The previous commission’s report, which was issued in December 2006, was cited by lawmakers, testifiers and state officials for tax-related bills during the session. For example, the Department of Taxation used the old study when estimating revenue figures for eliminating General Excise Tax exemptions, even though it was outdated.
The chairman of the Senate Committee on Ways and Means referred to the commission when he rejected the governor’s proposal to tax pension income, saying it was a policy call and its full effects should be studied.
The budget lawmakers approved in May includes $200,000 for this year’s Tax Review Commission. Most of the 2005 budget was used to hire consultants for studies, according to former commission members.

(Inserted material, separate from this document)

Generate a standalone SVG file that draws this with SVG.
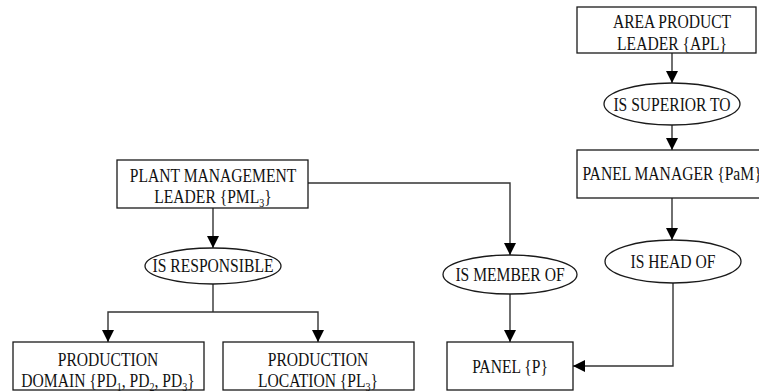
<svg xmlns="http://www.w3.org/2000/svg" width="759" height="392" viewBox="0 0 759 392">
  <style>
    .box { fill: #ffffff; stroke: #1a1a1a; stroke-width: 1.3; }
    .rel { fill: #ffffff; stroke: #1a1a1a; stroke-width: 1.3; }
    .lbl { font-family: "Liberation Serif", "Times New Roman", serif; font-size: 15.6px; fill: #111111; text-anchor: middle; }
    .sub { font-size: 10px; }
    .wire { fill: none; stroke: #333333; stroke-width: 1.4; }
  </style>
  <defs>
    <marker id="head" viewBox="0 0 12 12" refX="12" refY="6" markerWidth="12" markerHeight="12" markerUnits="userSpaceOnUse" orient="auto">
      <path d="M0,0 L12,6 L0,12 Z" fill="#000000"/>
    </marker>
  </defs>
  <rect width="759" height="392" fill="#ffffff"/>

  <!-- connectors -->
  <g id="connectors">
    <path class="wire" d="M672,53 V83" marker-end="url(#head)"/>
    <path class="wire" d="M672,125 V150" marker-end="url(#head)"/>
    <path class="wire" d="M672,198 V240" marker-end="url(#head)"/>
    <path class="wire" d="M673,283 V366 H573" marker-end="url(#head)"/>
    <path class="wire" d="M308,183 H510 V255" marker-end="url(#head)"/>
    <path class="wire" d="M510,294 V342" marker-end="url(#head)"/>
    <path class="wire" d="M213,208 V248" marker-end="url(#head)"/>
    <path class="wire" d="M213,284 V312"/>
    <path class="wire" d="M213,312 H108 V342" marker-end="url(#head)"/>
    <path class="wire" d="M213,312 H318 V342" marker-end="url(#head)"/>
  </g>

  <!-- area product leader -->
  <g id="apl">
    <rect class="box" x="577" y="7" width="179" height="46"/>
    <g transform="translate(672,28) scale(1,1.2)"><text class="lbl" x="0" y="0">AREA PRODUCT</text></g>
    <g transform="translate(672,50) scale(1,1.2)"><text class="lbl" x="0" y="0">LEADER {APL}</text></g>
  </g>

  <!-- is superior to -->
  <g id="is-superior-to">
    <ellipse class="rel" cx="672" cy="104" rx="68" ry="21"/>
    <g transform="translate(672,111) scale(1,1.2)"><text class="lbl" x="0" y="0">IS SUPERIOR TO</text></g>
  </g>

  <!-- panel manager -->
  <g id="pam">
    <rect class="box" x="577" y="150" width="191" height="48"/>
    <g transform="translate(672,180) scale(1,1.2)"><text class="lbl" x="0" y="0">PANEL MANAGER {PaM}</text></g>
  </g>

  <!-- is head of -->
  <g id="is-head-of">
    <ellipse class="rel" cx="673" cy="261.5" rx="68" ry="21.5"/>
    <g transform="translate(673,268) scale(1,1.2)"><text class="lbl" x="0" y="0">IS HEAD OF</text></g>
  </g>

  <!-- plant management leader -->
  <g id="pml">
    <rect class="box" x="117" y="160" width="191" height="48"/>
    <g transform="translate(213,182) scale(1,1.2)"><text class="lbl" x="0" y="0">PLANT MANAGEMENT</text></g>
    <g transform="translate(213,203) scale(1,1.2)"><text class="lbl" x="0" y="0">LEADER {PML<tspan class="sub" dy="3">3</tspan><tspan dy="-3">}</tspan></text></g>
  </g>

  <!-- is responsible -->
  <g id="is-responsible">
    <ellipse class="rel" cx="213" cy="266" rx="68" ry="18"/>
    <g transform="translate(213,272) scale(1,1.2)"><text class="lbl" x="0" y="0">IS RESPONSIBLE</text></g>
  </g>

  <!-- is member of -->
  <g id="is-member-of">
    <ellipse class="rel" cx="510" cy="274.5" rx="67" ry="19.5"/>
    <g transform="translate(510,281) scale(1,1.2)"><text class="lbl" x="0" y="0">IS MEMBER OF</text></g>
  </g>

  <!-- production domain -->
  <g id="pd">
    <rect class="box" x="13" y="342" width="191" height="48"/>
    <g transform="translate(108,366) scale(1,1.2)"><text class="lbl" x="0" y="0">PRODUCTION</text></g>
    <g transform="translate(108,387) scale(1,1.2)"><text class="lbl" x="0" y="0">DOMAIN {PD<tspan class="sub" dy="3">1</tspan><tspan dy="-3">, PD</tspan><tspan class="sub" dy="3">2</tspan><tspan dy="-3">, PD</tspan><tspan class="sub" dy="3">3</tspan><tspan dy="-3">}</tspan></text></g>
  </g>

  <!-- production location -->
  <g id="pl">
    <rect class="box" x="223" y="342" width="191" height="48"/>
    <g transform="translate(318,366) scale(1,1.2)"><text class="lbl" x="0" y="0">PRODUCTION</text></g>
    <g transform="translate(318,387) scale(1,1.2)"><text class="lbl" x="0" y="0">LOCATION {PL<tspan class="sub" dy="3">3</tspan><tspan dy="-3">}</tspan></text></g>
  </g>

  <!-- panel -->
  <g id="panel">
    <rect class="box" x="447" y="342" width="126" height="48"/>
    <g transform="translate(510,373) scale(1,1.2)"><text class="lbl" x="0" y="0">PANEL {P}</text></g>
  </g>
</svg>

Iwase said the commission expects to secure a consultant by December to do an initial study. But the group is still deciding what that study should entail.
“Because of all the time constraints, our first order of business as I see it is to get the solicitation out as early as possible,” Iwase said. “We’re working on the language for the scope of the study, a timeline to select a consultant, a timeline to have it submitted to us … We’re mulling over now what we would want the consultant to look at.”
‘A 21st Century Tax Code for Hawaii’
He said additional studies might be done, but that the commission is working with a limited budget and doesn’t have dedicated staff from the Tax Department.
Asked about some topics the commission could explore, he said the members are “still mulling that over.”
“I, personally, would like to look at having a 21st century tax structure for Hawaii,” he said. “With the Internet and evolving technology and the changing nature of taxable interactions, I’d like to see if our tax system is adequate and if we need to make recommendations for change.”
While the proposal to tax pension income was a hot-button issue this year, Iwase said it hasn’t become a priority yet for the group.
“I suspect that the issues relating to pension and other kinds of taxes or the repeal of exemptions will have to be dealt with by the Legislature without our recommendation because we’ll still be in the process of looking at the tax structure,” Iwase said.
The group will next meet on Sept. 29.